Intent data only works when paired with genuine personalization. Mentioning the signal in your opening line is not personalization. It is slightly less lazy spam. Real personalization connects the signal to a specific business pain that person is feeling right now. "Noticed you just hired five new AEs" is a fact. "That usually means sales leaders are scrambling to generate enough qualified pipeline to keep them all busy" is a conversation starter.

Only 25% of B2B companies use intent data despite 96% of marketers who do reporting success. The hesitation comes down to myths about cost and complexity. The real risk is not using it at all while your competitors show up to the same conversations earlier, with more context, and win deals you never knew were in play.

What Is B2B Intent Data, Really?

Most cold outbound is shouting on a busy street. You blast thousands of emails hoping someone, anyone, is listening. Intent data flips that script. It replaces a high-volume numbers game with a strategy of precision and timing.

Stop guessing who to talk to. Start talking to companies already on their way to making a purchase.

From Guesswork to Guided Action

This is not magic. It is about paying attention to the digital breadcrumbs companies leave all over the web. These signals tell you exactly which accounts are researching solutions to problems you can solve. This is where understanding the basics of B2B lead generation becomes critical, because intent data gives you the "why now?" for your outreach.

Here is what these signals look like:

  • Multiple people from the same company suddenly read every G2 review in your software category.
  • A target account's website traffic spikes on pages about a pain point you solve.
  • A company posts jobs for roles that would use a product like yours.
  • Decision-makers at a prospect start engaging with your competitor's content on LinkedIn.

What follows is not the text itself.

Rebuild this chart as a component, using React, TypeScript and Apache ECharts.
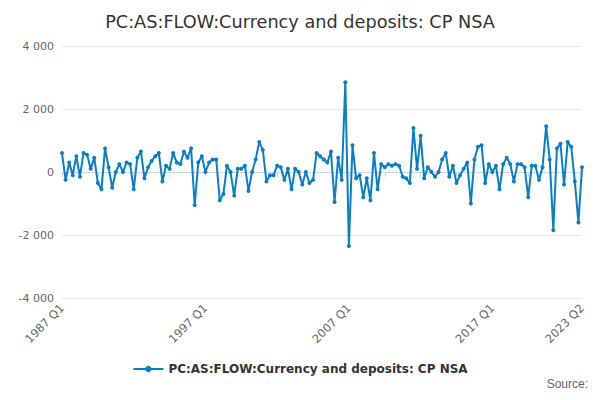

Each action tells a story. It gives your sales team a specific, relevant reason to reach out that has nothing to do with your features and everything to do with their immediate challenges. That context turns a cold email into a warm conversation.

The whole point is to shift your outreach from an interruption to a well-timed, helpful suggestion. You are showing up with the answer right when they are looking for it.

A Market Shift You Cannot Ignore

This approach has moved from a "nice-to-have" tactic to a core part of any modern sales team's playbook. The market for B2B buyer intent data tools is projected to jump from USD 4.49 billion in 2026 to USD 9.68 billion by 2030. That is a clear sign that the best teams are already all-in.

This guide will break down how to find these signals, what they mean, and how to use them to get more replies without burning out your team.

The Three Types of Intent Data You Need to Know

Not all B2B intent data is the same. Treat it all equally and you are just lighting your budget on fire.

Understanding the difference between first, second, and third-party data is non-negotiable. It is the only way to build a strategy that creates pipeline instead of just noise.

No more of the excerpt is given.